Сознательно используя этот принцип, я пошел дальше по этому пути. Говорить о том, что Буцко опирался на что-то реально существующее, — мы не можем, потому что уловить наклонность к диезам внизу и бемолям вверху можно, но так ее абсолютизировать, чтобы возникла эта система, — нельзя. Это — целиком заслуга Буцко. И это не значит, что он воспользовался издавна существующей техникой. Произошло то, что обычно происходит со всеми технологическими концепциями: для их обоснования ищут природные предпосылки.

— Но вeдь такая система есть в православном церковном пении?

А.Ш. Но в православном пении это не укладывается в такую систему. Бывает в одном случае бекар, а в другом — бемоль — одна и та же ступень, в одной октаве. Каждый раз новая теоретическая концепция, в том числе и теория Буцко, — это что-то строящееся от реально существующего, но еще не догматизировавшегося. А в процессе теоретического осознания происходит отсеивание внесистемного от системного и кристаллизация системного.
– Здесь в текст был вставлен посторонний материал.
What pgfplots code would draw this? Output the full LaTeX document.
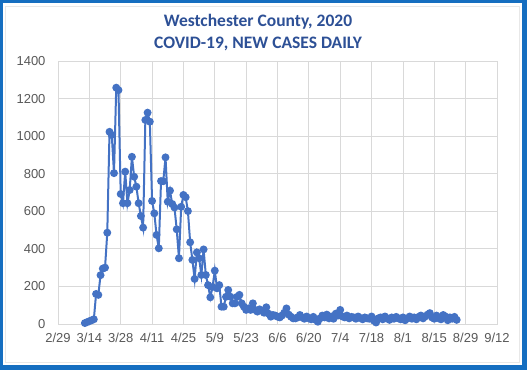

Подобное происходит и с осмыслением народной музыки, ее интервалики. Здесь уже в течение сотен лет прослеживается тенденция: схематизировать и убрать “неточности”. И получается, что то, что осознавалось лет сто пятьдесят назад в первых расшифровках народных песен как неточности, потом, у фольклористов начала века и 20-30-х годов, наоборот, приобретает ценность. Они “гоняются” за этими “неточностями”, вариантами. В действительности, и это важно, — нет идеального кристаллического варианта, а вся теоретическая мысль тяготеет к тому, чтобы осознанные понятия превращать в кристаллические и очищать их от случайностей. Я-то думаю, что сучайность есть такая же закономерность, как то, что теоретически представляется неслучайным.

Николай Каретников показывал мне музыку своей Мистерии Апостола Павла. Там есть танго, под которое герой кончает жизнь самоубийством. И после этого он остался в полной убежденности, что появившееся у меня Танго в Первом concerto grosso — это его влияние. А когда позднее услышал танго из Фауста, то воспринял это как прямой стилистический плагиат.

Однако задолго до танго, под звуки которого умирает Нерон в мистерии Каретникова, была Трехгрошовая опера Курта Вайля, где подобное цинично-жесткое танго было одним из лучших номеров. Музыка Трехгрошовой оперы сидела у меня в голове с 1949 года, потому что мой отец был помешан на этой музыке — и, когда в 1949 году появились старые пластинки, он немедленно стал их крутить. Попав в 1955 году в ГДР, он привез оттуда пластинку с Трехгрошовой оперой.